My results were quite frustrating because I missed many, what appeared to be, potentially viable entries due to exclusion by one or other of the entry criteria. In other words, the opposing direction of the Stochastics rule and the MAs rule made it hard for any setup to satisfy both rules for an entry. By the time a setup had pulled back far enough to satisfy the Stoch criterion, it had crossed (or was about to cross) one of the higher-tf MAs which then ruled out an entry. On the rare occasions when a setup did qualify for entry, the trend was near exhaustion and the position usually got stopped out at the Initial Stop-Loss. Only about 25% of entries were profitable. Even though some profitable entries had a good run, they could not compensate for the large number of losses, so my expectancy was negative overall.
This reminds me of the experience I had with testing the 3 Ducks. By the time I had satisfied the higher timeframe criteria, the lower tf trend had turned and was heading in the opposite direction.
Does anyone have any consistent, positive experience with other timeframes?

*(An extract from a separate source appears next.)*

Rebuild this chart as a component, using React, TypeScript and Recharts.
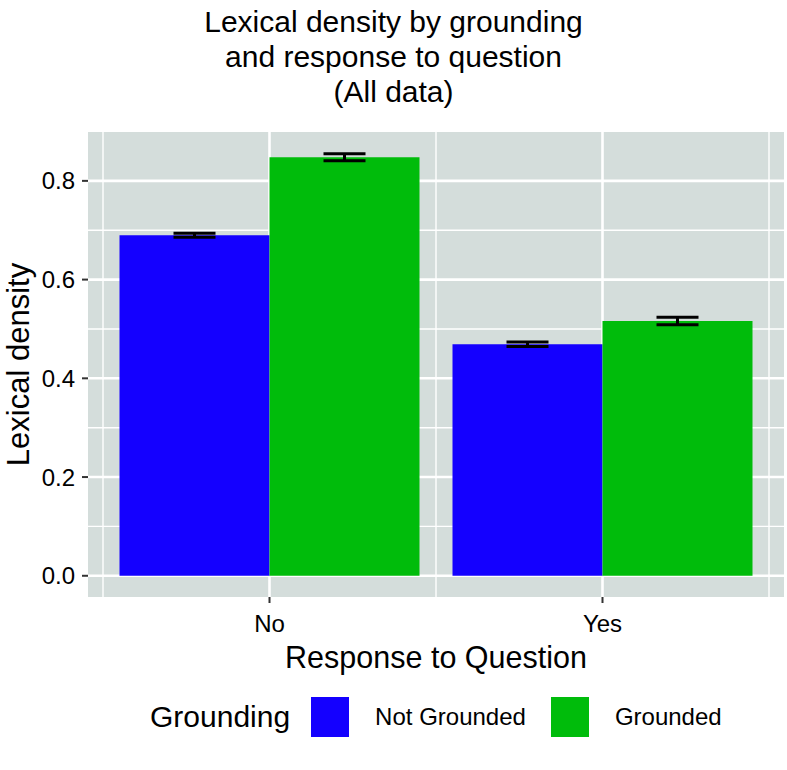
import { BarChart, Bar, XAxis, YAxis, CartesianGrid, ErrorBar, Legend } from "recharts";

const categories = ["No", "Yes"];
const categoryPos = [1, 2];
const notGrounded = [0.69, 0.469];
const notGroundedErr = [0.004, 0.0045];
const grounded = [0.848, 0.516];
const groundedErr = [0.007, 0.0075];

const seriesNames = ["Not Grounded", "Grounded"];
const seriesColors = ["#1400FF", "#00BC0B"];

const yTicks = [0, 0.2, 0.4, 0.6, 0.8];
const yMinor = [0.1, 0.3, 0.5, 0.7];
const xMinor = [0.5, 1.5, 2.5];

const data = categories.map((c, i) => ({
  response: c,
  pos: categoryPos[i],
  notGrounded: notGrounded[i],
  notGroundedErr: notGroundedErr[i],
  grounded: grounded[i],
  groundedErr: groundedErr[i],
}));

const FONT = "'Liberation Sans', Arial, Helvetica, sans-serif";
const W = 787;
const H = 770;
const PANEL = { left: 88, top: 132, right: 784, bottom: 597 };
const X_PAD = 15;
const bandW = (PANEL.right - PANEL.left - 2 * X_PAD) / categories.length;
const edge = (X_PAD + bandW / 2) / bandW;

function GroundingLegend({ payload }: any) {
  const items = [...(payload ?? [])].sort(
    (a: any, b: any) => seriesNames.indexOf(a.value) - seriesNames.indexOf(b.value)
  );
  return (
    <div style={{ display: "flex", alignItems: "center", paddingLeft: 150, fontFamily: FONT, color: "#000" }}>
      <span style={{ fontSize: 30, marginRight: 21 }}>Grounding</span>
      {items.map((p: any) => (
        <div key={p.value} style={{ display: "flex", alignItems: "center", marginRight: 25 }}>
          <span style={{ display: "inline-block", width: 38, height: 40, background: p.color, marginRight: 26 }} />
          <span style={{ fontSize: 24 }}>{p.value}</span>
        </div>
      ))}
    </div>
  );
}

export default function App() {
  return (
    <div style={{ position: "absolute", left: 0, top: 0, width: W, height: H, background: "#fff", fontFamily: FONT }}>
      <div
        style={{
          position: "absolute",
          top: 4,
          left: 0,
          width: W,
          textAlign: "center",
          fontSize: 30,
          lineHeight: "35px",
          color: "#000",
          zIndex: 2,
        }}
      >
        Lexical density by grounding
        <br />
        and response to question
        <br />
        (All data)
      </div>
      <BarChart
        width={W}
        height={H}
        data={data}
        margin={{ top: PANEL.top, right: W - PANEL.right, left: 28, bottom: 93 }}
        barCategoryGap={16.5}
        barGap={0}
        style={{ fontFamily: FONT }}
      >
        {/* minor grid + panel background */}
        <CartesianGrid
          xAxisId="grid"
          fill="#D4DDDB"
          stroke="#fff"
          strokeWidth={1.4}
          horizontalValues={yMinor}
          verticalValues={xMinor}
        />
        {/* major grid */}
        <CartesianGrid
          xAxisId="grid"
          stroke="#fff"
          strokeWidth={2.6}
          horizontalValues={yTicks}
          verticalValues={categoryPos}
        />
        <XAxis
          dataKey="response"
          height={80}
          padding={{ left: X_PAD, right: X_PAD }}
          axisLine={false}
          tickSize={6}
          tickMargin={12}
          tickLine={{ stroke: "#333", strokeWidth: 2 }}
          tick={{ fontSize: 24, fill: "#000" }}
          label={{ value: "Response to Question", position: "insideBottom", offset: 9, fontSize: 30.5, fill: "#000" }}
        />
        <XAxis
          xAxisId="grid"
          dataKey="pos"
          type="number"
          hide
          domain={[1 - edge, categories.length + edge]}
          allowDataOverflow
        />
        <YAxis
          width={60}
          domain={[-0.043, 0.899]}
          ticks={yTicks}
          allowDataOverflow
          axisLine={false}
          tickSize={6}
          tickMargin={7}
          tickLine={{ stroke: "#333", strokeWidth: 2 }}
          tick={{ fontSize: 24, fill: "#000" }}
          tickFormatter={(v: number) => v.toFixed(1)}
          label={{
            value: "Lexical density",
            angle: -90,
            position: "left",
            offset: 10,
            fontSize: 31,
            fill: "#000",
            style: { textAnchor: "middle" },
          }}
        />
        <Legend
          layout="horizontal"
          verticalAlign="middle"
          align="center"
          content={<GroundingLegend />}
          wrapperStyle={{ position: "absolute", left: 0, top: 697, width: W }}
        />
        <Bar dataKey="notGrounded" name={seriesNames[0]} fill={seriesColors[0]} isAnimationActive={false}>
          <ErrorBar dataKey="notGroundedErr" width={21} stroke="#000" strokeWidth={3} />
        </Bar>
        <Bar dataKey="grounded" name={seriesNames[1]} fill={seriesColors[1]} isAnimationActive={false}>
          <ErrorBar dataKey="groundedErr" width={21} stroke="#000" strokeWidth={3} />
        </Bar>
      </BarChart>
    </div>
  );
}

Hi, The equivalent of a SMA60 on a daily TF is: 1440 x 60 (1440 minutes in one day times 60 periods), and for the 60SMA on the 4H chart you’d need 240 x 60. So the MAs you’d need to put on the 1H chart is not 240 and 1440 but rather 14400 and 86400.
The numbers you’ve been using correspond to a 1 period SMA of both 4H and Daily. I believe that is the explanation for you finding trouble with profitability of the backtesting.
hi, o990I6mh:
I also had difficulty using the MTF moving Average indicator so I’ll have to plot them manually. But can you explain to me again in detail how you go about plotting higher timeframe moving averages on lower timeframes?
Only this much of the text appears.